Rechtsprechung: Kündigung der Miete und Empfangstheorie (04.04.2017)

Im Urteil 4A_293/2016 vom 13. Dezember 2016 hatte sich das Bundesgericht einmal mehr mit dem Empfang einer Kündigung eines Mietverhältnisses zu befassen. Dem Entscheid lag folgender Sachverhalt zugrunde: Der Vermieter kündigte am 29. November 2013 formgerecht das Mietverhältnis. Aufgrund einer Ferienabwesenheit konnten die Mieter die Kündigung nicht entgegennehmen, weshalb ihnen am 2. Dezember 2013 eine Abholeinladung in den Briefkasten gelegt wurde. Die Mieter kamen am 9. Dezember 2013, am letzten Tag der Abholfrist, aus dem Urlaub zurück, entdeckten die Abholeinladung, allerdings zu einem Zeitpunkt, nachdem die Poststelle bereits geschlossen war.

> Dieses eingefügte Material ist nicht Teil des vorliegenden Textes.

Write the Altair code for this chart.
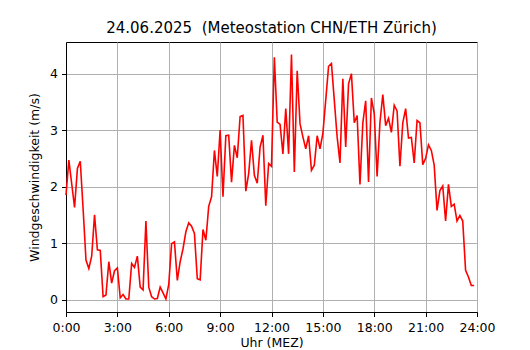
import altair as alt
import pandas as pd

# Wind speed (m/s), 10-minute values from 00:00 to 23:50
speed = [
    1.85, 2.47, 2.05, 1.63, 2.32, 2.45, 1.60, 0.70, 0.55, 0.77, 1.50, 0.88,
    0.87, 0.05, 0.08, 0.67, 0.29, 0.51, 0.56, 0.03, 0.09, 0.01, 0.01, 0.64,
    0.57, 0.77, 0.22, 0.17, 1.39, 0.22, 0.05, 0.01, 0.02, 0.22, 0.12, 0.01,
    0.27, 0.99, 1.02, 0.34, 0.67, 0.90, 1.20, 1.36, 1.30, 1.17, 0.37, 0.35,
    1.24, 1.05, 1.65, 1.82, 2.64, 2.18, 3.00, 1.82, 2.90, 2.91, 2.08, 2.73,
    2.51, 3.24, 3.26, 1.92, 2.23, 2.82, 2.20, 2.06, 2.70, 2.91, 1.66, 2.41,
    2.36, 4.29, 3.14, 3.10, 2.58, 3.38, 2.58, 4.34, 2.26, 4.05, 3.11, 2.88,
    2.67, 2.90, 2.29, 2.38, 2.90, 2.67, 2.94, 3.53, 4.13, 4.18, 3.53, 2.88,
    2.42, 3.91, 2.70, 3.82, 4.00, 3.13, 3.26, 2.04, 3.13, 3.52, 2.08, 3.57,
    3.29, 2.18, 3.14, 3.63, 3.08, 3.21, 2.96, 3.44, 3.34, 2.36, 3.13, 3.38,
    2.86, 2.87, 2.42, 3.17, 3.13, 2.39, 2.50, 2.74, 2.64, 2.38, 1.58, 1.93,
    2.01, 1.39, 2.04, 1.65, 1.69, 1.39, 1.49, 1.39, 0.52, 0.40, 0.25, 0.25,
]
# Time of day in hours (10-minute steps)
hours = [i / 6 for i in range(len(speed))]

x_ticks = [0, 3, 6, 9, 12, 15, 18, 21, 24]
y_ticks = [0, 1, 2, 3, 4]

title_text = "24.06.2025\u00a0 (Meteostation CHN/ETH Zürich)"
x_title = "Uhr (MEZ)"
y_title = "Windgeschwindigkeit (m/s)"

df = pd.DataFrame({"hour": hours, "speed": speed})

FONT = "DejaVu Sans"

chart = (
    alt.Chart(df)
    .mark_line(color="#ff0000", strokeWidth=1.6)
    .encode(
        x=alt.X(
            "hour:Q",
            scale=alt.Scale(domain=[0, 24], nice=False, zero=False),
            axis=alt.Axis(
                values=x_ticks,
                labelExpr="floor(datum.value) + ':00'",
                title=x_title,
            ),
        ),
        y=alt.Y(
            "speed:Q",
            scale=alt.Scale(domain=[-0.22, 4.56], nice=False, zero=False),
            axis=alt.Axis(values=y_ticks, title=y_title),
        ),
    )
    .properties(
        width=411,
        height=270,
        title=alt.TitleParams(
            title_text, font=FONT, fontSize=15, fontWeight="normal",
            color="black", anchor="middle", offset=6,
        ),
        autosize="none",
        padding={"left": 58, "top": 34, "right": 40, "bottom": 40},
    )
    .configure_view(stroke="black", strokeWidth=1)
    .configure_axis(
        labelFont=FONT,
        labelFontSize=12.5,
        labelColor="black",
        titleFont=FONT,
        titleFontSize=12.5,
        titleFontWeight="normal",
        titleColor="black",
        domainColor="black",
        domainWidth=1,
        tickColor="black",
        tickWidth=1,
        tickSize=4.5,
        labelPadding=4,
        grid=True,
        gridColor="#b0b0b0",
        gridWidth=1,
        labelFlush=False,
        labelOverlap=False,
    )
    .configure_axisY(titlePadding=8)
    .configure_axisX(titlePadding=2, labelPadding=5)
)

chart.save("out.html", embed_options={"renderer": "svg", "actions": False})
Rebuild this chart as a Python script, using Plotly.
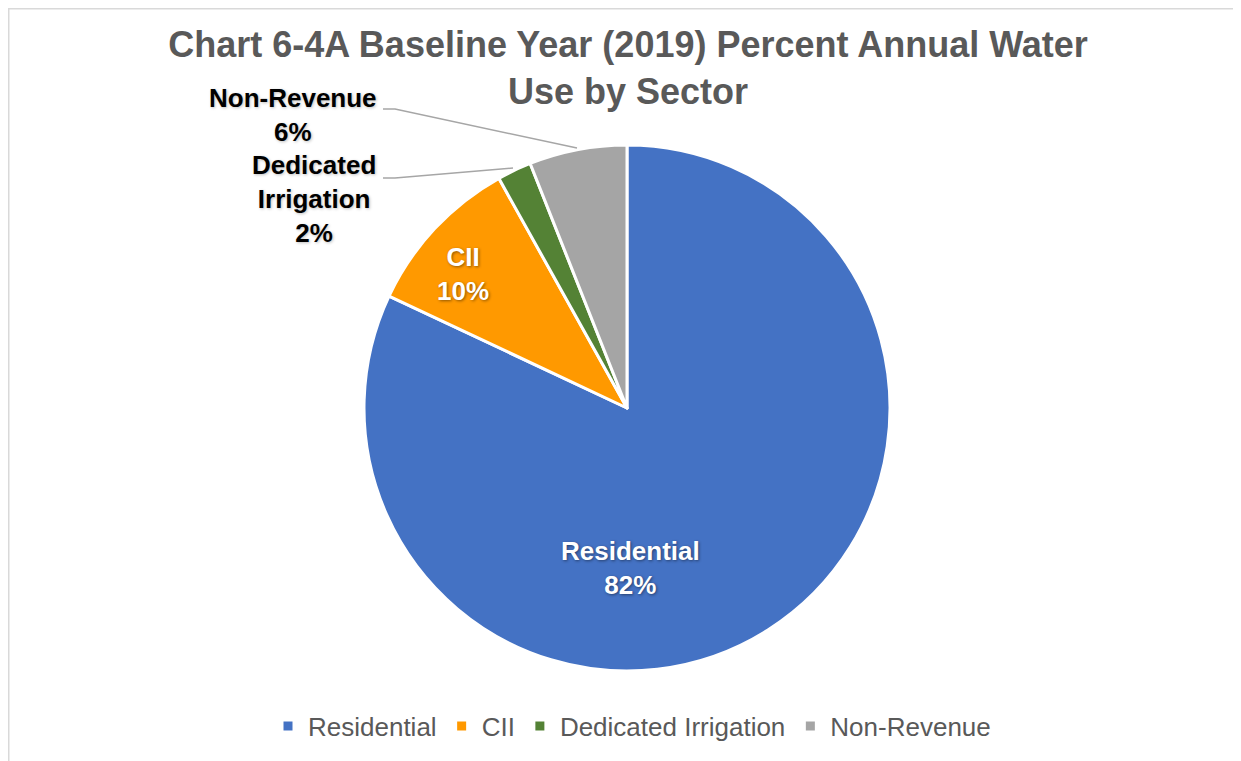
import plotly.graph_objects as go

# data
sectors = ['Residential', 'CII', 'Dedicated Irrigation', 'Non-Revenue']
shares = [82.0, 9.9, 2.1, 6.0]
colors = ['#4472C4', '#FF9900', '#548235', '#A5A5A5']

W, H = 1241, 761
OFF = 8  # page body margin of the html output


def px(x, y):
    # screen pixel position -> paper coordinates (margins are zero)
    return (x - OFF) / W, 1 - (y - OFF) / H


total = sum(shares)
pct = [f'{round(v / total * 100):.0f}%' for v in shares]

fig = go.Figure()
x0, y1 = px(364, 145)
x1, y0 = px(890, 671)
fig.add_trace(go.Pie(
    labels=sectors,
    values=shares,
    sort=False,
    direction='clockwise',
    rotation=0,
    marker=dict(colors=colors, line=dict(color='white', width=3)),
    textinfo='none',
    hoverinfo='label+percent',
    domain=dict(x=[x0, x1], y=[y0, y1]),
))

# data labels (Excel style)
label_font = dict(family='Arial', size=26, weight='bold')
inside = {'Residential': (630, 568), 'CII': (463, 274)}
outside = {'Non-Revenue': (293, 115), 'Dedicated Irrigation': (314, 199)}
for name, p, in zip(sectors, pct):
    if name in inside:
        x, y = px(*inside[name])
        txt = f'{name}<br>{p}'
        fnt = dict(label_font, color='white', shadow='1px 1px 3px rgba(0,0,0,0.45)')
    else:
        x, y = px(*outside[name])
        txt = name.replace(' ', '<br>') + f'<br>{p}'
        fnt = dict(label_font, color='black', shadow='1px 1px 3px rgba(0,0,0,0.25)')
    fig.add_annotation(x=x, y=y, xref='paper', yref='paper', text=txt,
                       xanchor='center', yanchor='middle',
                       showarrow=False, font=fnt, align='center')

# leader lines
leaders = [
    [(383, 109), (395, 109), (577, 148)],
    [(383, 178), (395, 178), (513, 168)],
]
for pts in leaders:
    path = 'M ' + ' L '.join(f'{px(a, b)[0]} {px(a, b)[1]}' for a, b in pts)
    fig.add_shape(type='path', path=path, xref='paper', yref='paper',
                  line=dict(color='#A6A6A6', width=1.5))

# chart area border (only top/left visible in the crop)
fig.add_shape(type='rect', xref='paper', yref='paper',
              x0=0.5 / W, x1=1.02, y0=-0.02, y1=1 - 0.5 / H,
              line=dict(color='#D9D9D9', width=2))

tx, ty = px(628, 57)
lx, ly = px(632, 726)
fig.update_layout(
    width=W, height=H,
    margin=dict(l=0, r=0, t=0, b=0),
    paper_bgcolor='white',
    plot_bgcolor='white',
    title=dict(
        text='Chart 6-4A Baseline Year (2019) Percent Annual Water<br>Use by Sector',
        x=tx, xanchor='center', xref='paper',
        y=ty, yanchor='middle', yref='container',
        font=dict(family='Arial', size=36, color='#595959', weight='bold'),
    ),
    legend=dict(
        orientation='h',
        x=lx, xanchor='center',
        y=ly, yanchor='middle',
        font=dict(family='Arial', size=26, color='#595959'),
        itemclick=False,
    ),
)

fig.write_html('out.html')
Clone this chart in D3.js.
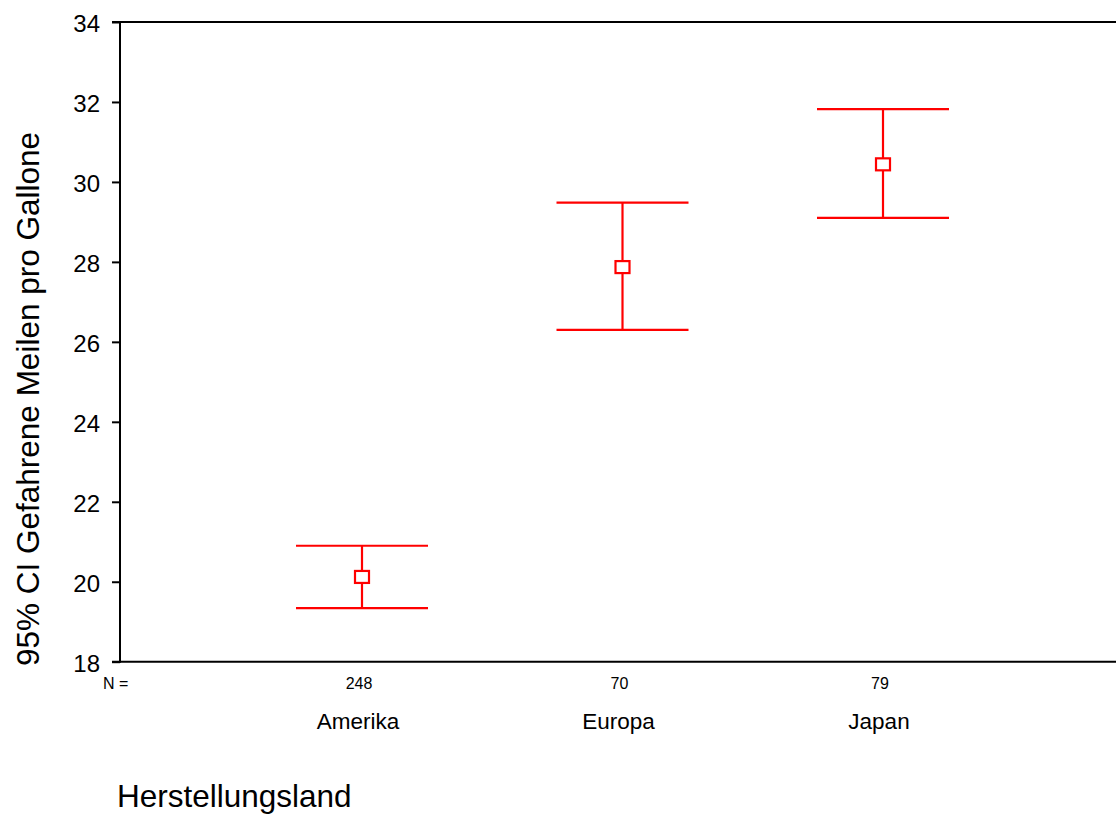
<!DOCTYPE html>
<html>
<head>
<meta charset="utf-8">
<script src="https://cdn.jsdelivr.net/npm/d3@7"></script>
<style>
  html, body { margin: 0; padding: 0; background: #fff; }
  svg { display: block; font-family: Arial, "Liberation Sans", sans-serif; }
</style>
</head>
<body>
<svg id="chart" width="1116" height="817"></svg>
<script>
const categories = ["Amerika", "Europa", "Japan"];
const counts = [248, 70, 79];
const means = [20.12, 27.87, 30.44];
const upper = [20.90, 29.48, 31.82];
const lower = [19.34, 26.30, 29.10];
const yTicks = [18, 20, 22, 24, 26, 28, 30, 32, 34];
const yTitle = "95% CI Gefahrene Meilen pro Gallone";
const xTitle = "Herstellungsland";

(function () {
const plotLeft = 120, plotRight = 1116, plotTop = 22, plotBottom = 661.7;

const svg = d3.select("#chart");

const y = d3.scaleLinear().domain([18, 34]).range([plotBottom, plotTop]);
const x = d3.scalePoint().domain(categories).range([362, 883]);

// y axis ticks
const yAxis = d3.axisLeft(y).tickValues(yTicks).tickSize(8).tickPadding(12).tickFormat(d3.format("d"));
const gy = svg.append("g").attr("transform", `translate(${plotLeft},0)`).call(yAxis);
gy.select(".domain").remove();
gy.selectAll(".tick line").attr("stroke", "#000").attr("stroke-width", 2);
gy.selectAll(".tick text").attr("font-size", 24).attr("fill", "#000")
  .attr("font-family", "Arial, 'Liberation Sans', sans-serif").attr("dy", "0.4em");

// frame lines
const frame = svg.append("g").attr("stroke", "#000").attr("stroke-width", 2).attr("fill", "none");
frame.append("line").attr("x1", plotLeft).attr("x2", plotLeft).attr("y1", plotTop - 1).attr("y2", plotBottom + 1);
frame.append("line").attr("x1", plotLeft - 8).attr("x2", plotRight).attr("y1", plotTop).attr("y2", plotTop);
frame.append("line").attr("x1", plotLeft - 8).attr("x2", plotRight).attr("y1", plotBottom).attr("y2", plotBottom);

// error bars
const half = 66;
const data = categories.map((c, i) => ({ c, n: counts[i], m: means[i], hi: upper[i], lo: lower[i] }));
const g = svg.append("g").attr("stroke", "#ff0000").attr("stroke-width", 2.2).attr("fill", "none");
const bars = g.selectAll("g.bar").data(data).join("g").attr("class", "bar");
bars.append("line").attr("x1", d => x(d.c)).attr("x2", d => x(d.c))
  .attr("y1", d => y(d.hi)).attr("y2", d => y(d.lo));
bars.append("line").attr("x1", d => x(d.c) - half).attr("x2", d => x(d.c) + half)
  .attr("y1", d => y(d.hi)).attr("y2", d => y(d.hi));
bars.append("line").attr("x1", d => x(d.c) - half).attr("x2", d => x(d.c) + half)
  .attr("y1", d => y(d.lo)).attr("y2", d => y(d.lo));
bars.append("rect").attr("x", d => x(d.c) - 7).attr("y", d => y(d.m) - 6)
  .attr("width", 14).attr("height", 12).attr("fill", "#fff");

// N labels
svg.append("text").attr("x", 103).attr("y", 689).attr("font-size", 16).text("N =");
svg.selectAll("text.n").data(data).join("text").attr("class", "n")
  .attr("x", d => x(d.c) - 3).attr("y", 689).attr("text-anchor", "middle")
  .attr("font-size", 16).text(d => d.n);

// category labels
svg.selectAll("text.cat").data(data).join("text").attr("class", "cat")
  .attr("x", d => x(d.c) - 4).attr("y", 729).attr("text-anchor", "middle")
  .attr("font-size", 22.5).text(d => d.c);

// titles
svg.append("text").attr("x", 117).attr("y", 807).attr("font-size", 31.5).text(xTitle);
svg.append("text").attr("transform", "translate(39,399) rotate(-90)")
  .attr("text-anchor", "middle").attr("font-size", 31.5).text(yTitle);
})();
</script>
</body>
</html>
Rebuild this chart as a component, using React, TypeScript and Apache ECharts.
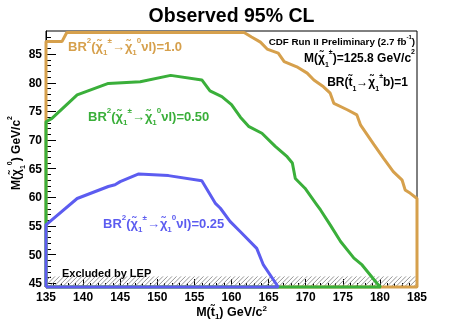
import { useEffect, useRef } from "react";
import * as echarts from "echarts";

const FONT = '"Liberation Sans", Arial, Helvetica, sans-serif';

// axis ranges and ticks
const xMin = 135;
const xMax = 185;
const yMin = 44.35;
const yMax = 89.05;
const yMajorTicks = [45, 50, 55, 60, 65, 70, 75, 80, 85];
const yMinorTicks = [46, 47, 48, 49, 51, 52, 53, 54, 56, 57, 58, 59, 61, 62, 63, 64, 66, 67, 68, 69, 71, 72, 73, 74, 76, 77, 78, 79, 81, 82, 83, 84, 86, 87, 88];

// LEP excluded region upper edge (GeV/c^2)
const lepLimit = 46.2;

// BR^2 = 1.0 contour
const br100X = [135, 137.15, 137.8, 161.7, 162.7, 163.9, 164.8, 166.3, 167.1, 168.8, 170.2, 171.1, 172.4, 173.3, 173.8, 175.6, 176.9, 177.4, 178.3, 179.2, 180.5, 181.8, 183.0, 183.4, 184.1, 185];
const br100Y = [87.2, 87.2, 88.8, 88.8, 88.0, 87.1, 85.9, 85.2, 83.7, 82.8, 81.7, 80.5, 79.3, 78.2, 76.4, 75.3, 74.4, 72.6, 70.9, 69.2, 66.8, 64.5, 63.0, 61.3, 60.7, 59.8];

// BR^2 = 0.50 contour
const br050X = [135, 135.8, 139.2, 143.4, 147.7, 151.8, 156.0, 157.1, 158.7, 160.0, 161.2, 162.3, 164.1, 165.9, 167.5, 168.2, 168.6, 169.9, 171.5, 172.0, 173.3, 174.7, 176.5, 177.6, 179.6, 180.1];
const br050Y = [73.2, 73.8, 77.9, 79.9, 80.2, 81.3, 80.5, 78.6, 77.6, 76.2, 74.0, 72.4, 71.2, 68.9, 67.1, 66.0, 63.3, 61.6, 58.7, 57.8, 55.2, 52.3, 49.4, 48.2, 45.0, 44.35];

// BR^2 = 0.25 contour
const br025X = [135, 139.2, 143.4, 144.3, 145.0, 147.5, 151.5, 156.0, 157.8, 158.5, 159.8, 161.2, 163.4, 164.3, 166.3];
const br025Y = [55.2, 59.8, 61.9, 62.2, 62.75, 64.1, 63.8, 62.9, 59.0, 58.1, 55.8, 54.0, 51.1, 48.2, 44.35];

const ORANGE = "#d6a04c";
const GREEN = "#3aaf3a";
const BLUE = "#5c5cf0";

function contour(xs: number[], ys: number[]) {
  const pts: number[][] = [[xMin, yMin]];
  xs.forEach((x, i) => pts.push([x, ys[i]]));
  const last = pts[pts.length - 1];
  if (last[1] !== yMin) pts.push([last[0], yMin]);
  pts.push([xMin, yMin]);
  return pts;
}

function rich(color: string, size: number, lh = 20) {
  const base = { color, fontFamily: FONT, fontWeight: "bold" as const };
  return {
    n: { ...base, fontSize: size, lineHeight: lh },
    sup: { ...base, fontSize: Math.round(size * 0.62), lineHeight: lh / 2, verticalAlign: "top" as const },
    sub: { ...base, fontSize: Math.round(size * 0.62), lineHeight: lh / 2, verticalAlign: "bottom" as const },
  };
}

const CHI = "\u03C7\u0303";
const brLabel = (v: string) =>
  `{n|BR}{sup|2}{n|(${CHI}}{sub|1}{sup|±}{n|→${CHI}}{sub|1}{sup|0}{n|νl)=${v}}`;

export default function App() {
  const ref = useRef<HTMLDivElement>(null);
  useEffect(() => {
    if (!ref.current) return;
    const chart = echarts.init(ref.current, undefined, { renderer: "svg" });
    const axisFont = { fontFamily: FONT, fontWeight: "bold" as const, fontSize: 12, color: "#000" };
    chart.setOption({
      animation: false,
      title: [
        { text: "Observed 95% CL", left: "center", top: 5, padding: 0, textStyle: { fontFamily: FONT, fontWeight: "bold", fontSize: 19.5, color: "#000" } },
        { text: brLabel("1.0"), left: 68, top: 36, padding: 0, textStyle: { rich: rich(ORANGE, 13) } },
        { text: brLabel("0.50"), left: 88, top: 106, padding: 0, textStyle: { rich: rich(GREEN, 13) } },
        { text: brLabel("0.25"), left: 103, top: 213, padding: 0, textStyle: { rich: rich(BLUE, 13) } },
        { text: "{n|CDF Run II Preliminary (2.7 fb}{sup|-1}{n|)}", right: 48, top: 34, padding: 0, textStyle: { rich: rich("#000", 9.8, 14) } },
        { text: `{n|M(${CHI}}{sub|1}{sup|±}{n|)=125.8 GeV/c}{sup|2}`, right: 48, top: 48, padding: 0, textStyle: { rich: rich("#000", 12) } },
        { text: `{n|BR(t\u0303}{sub|1}{n|→${CHI}}{sub|1}{sup|±}{n|b)=1}`, right: 55, top: 72, padding: 0, textStyle: { rich: rich("#000", 12) } },
        { text: "Excluded by LEP", left: 62, top: 266, padding: 0, textStyle: { fontFamily: FONT, fontWeight: "bold", fontSize: 11, color: "#000", lineHeight: 14 } },
      ],
      grid: { left: 46, right: 46, top: 31, bottom: 33, outerBoundsMode: "none", containLabel: false, show: true, borderColor: "#000", borderWidth: 1, backgroundColor: "transparent" },
      xAxis: {
        type: "value",
        min: xMin,
        max: xMax,
        interval: 5,
        name: `{n|M(t\u0303}{sub|1}{n|) GeV/c}{sup|2}`,
        nameLocation: "middle",
        nameGap: 17,
        nameMoveOverlap: false,
        nameTextStyle: { rich: rich("#000", 12.5, 16) },
        axisLine: { show: true, lineStyle: { color: "#000", width: 1 } },
        axisTick: { show: true, inside: true, length: 8, lineStyle: { color: "#000" } },
        minorTick: { show: true, splitNumber: 5, length: 4, lineStyle: { color: "#000" } },
        axisLabel: { ...axisFont, margin: 4, showMinLabel: true, showMaxLabel: true },
        splitLine: { show: false },
      },
      yAxis: [
        {
          type: "value",
          min: yMin,
          max: yMax,
          position: "left",
          name: `{n|M(${CHI}}{sub|1}{sup|0}{n|) GeV/c}{sup|2}`,
          nameLocation: "middle",
          nameRotate: 90,
          nameGap: 20,
          nameMoveOverlap: false,
          nameTextStyle: { rich: rich("#000", 12), padding: [0, 0, 0, 12] },
          axisLine: { show: true, lineStyle: { color: "#000", width: 1 } },
          axisTick: { show: true, inside: true, length: 10, customValues: yMajorTicks, lineStyle: { color: "#000" } },
          axisLabel: { ...axisFont, margin: 4, customValues: yMajorTicks },
          splitLine: { show: false },
        },
        {
          type: "value",
          min: yMin,
          max: yMax,
          position: "left",
          axisLine: { show: false },
          axisTick: { show: true, inside: true, length: 5, customValues: yMinorTicks, lineStyle: { color: "#000" } },
          axisLabel: { show: false },
          splitLine: { show: false },
        },
      ],
      series: [
        {
          type: "custom",
          clip: true,
          z: 1,
          silent: true,
          data: [[xMin, lepLimit]],
          renderItem: (_p: any, api: any) => {
            const bl = api.coord([xMin, yMin]);
            const tr = api.coord([xMax, lepLimit]);
            const h = bl[1] - tr[1];
            const children: any[] = [];
            for (let x = bl[0] - h; x < tr[0]; x += 4.5) {
              children.push({ type: "line", shape: { x1: x, y1: bl[1], x2: x + h, y2: tr[1] }, style: { stroke: "#888", lineWidth: 0.9 } });
            }
            return { type: "group", children };
          },
        },
        { type: "line", data: contour(br100X, br100Y), showSymbol: false, clip: false, z: 3, lineStyle: { color: ORANGE, width: 3 }, itemStyle: { color: ORANGE } },
        { type: "line", data: contour(br050X, br050Y), showSymbol: false, clip: false, z: 4, lineStyle: { color: GREEN, width: 3 }, itemStyle: { color: GREEN } },
        { type: "line", data: contour(br025X, br025Y), showSymbol: false, clip: false, z: 5, lineStyle: { color: BLUE, width: 3 }, itemStyle: { color: BLUE } },
      ],
    });
    return () => chart.dispose();
  }, []);
  return <div ref={ref} style={{ position: "fixed", left: 0, top: 0, width: 463, height: 320 }} />;
}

Am 23. Januar 2014 stellte der Vermieter, dieses Mal mit einfachem Schreiben, den Mietern eine Kopie des Kündigungsschreibens vom 29. November 2013 zu. Gleichzeitig zeigte der Vermieter an, dass die Kündigung am letzten Tag der Abholfrist als zugestellt gelte und demnach uneingeschränkte Wirksamkeit entfalte. Die Mieter fochten die Kündigung am 7. Februar 2014 an. Zu prüfen war insbesondere, ob das Anfechtungsbegehren der Mieter rechtzeitig, mithin innert der 30-tägigen Frist gemäss Art. 273 Abs. 1 OR, erfolgte.

Das Bundesgericht rief die bisherige Rechtsprechung in Erinnerung, wonach bei einer mietrechtlichen Kündigung die absolute Empfangstheorie gelte (vgl. statt vieler BGE 140 III 244, BGE 137 III 208). Dabei werde die Frist mit dem Eintreffen der Kündigung im Machtbereich des Empfängers ausgelöst. Bei einer eingeschriebenen Sendung gelte bei Hinterlassen einer Abholeinladung, dass diese als zugegangen gilt, sobald der Empfänger gemäss Abholeinladung davon Kenntnis nehmen konnte. Das Bundesgericht bestätigte sodann, dass es sich dabei um denselben Tag handle, an dem die Abholeinladung im Briefkasten des Empfängers hinterlegt wurde, wenn von ihm erwartet werden könne, dass er die Sendung sofort abholt, spätestens jedoch am darauf folgenden Tag. In Anwendung dieser Rechtsprechung entschied das Bundesgericht, dass vorliegend die Kündigung am 3. Dezember 2013 gültig bei den Mietern eingegangen sei, weshalb deren Begehren um Anfechung der Kündigung vom 7. Februar 2014 als verspätet zu gelten hat.

Kommentar: Mit diesem Urteil bestätigte das Bundesgericht die strikte Geltung der absoluten Empfangstheorie im Zusammenhang mit dem Empfang der Kündigung eines Mietverhältnisses. Mit dem Festhalten an der absoluten Empfangstheorie im Mietrecht bekräftigt das Bundesgericht, dass die verfahrensrechtliche Zustellfiktion (Art. 138 Abs. 3 lit. a ZPO sieht vor, dass eine eingeschriebene Postsendung erst am siebten Tag nach dem erfolglosen Zustellversuch als zugestellt gilt) für das materielle Recht keine Gültigkeit hat. Auch wenn der Entscheid im Einzelfall unbillig erscheinen mag, so dient die strikte Rechtsprechung der Rechtssicherheit und wirkt missbräuchlichen Verweigerungen der Entgegennahme von Sendungen entgegen. Das Bundesgericht betont in seinen Erwägungen denn auch, dass den divergierenden Interessen der Parteien mit der Anwendung der (strengen) absoluten Empfangstheorie am besten gerecht werde.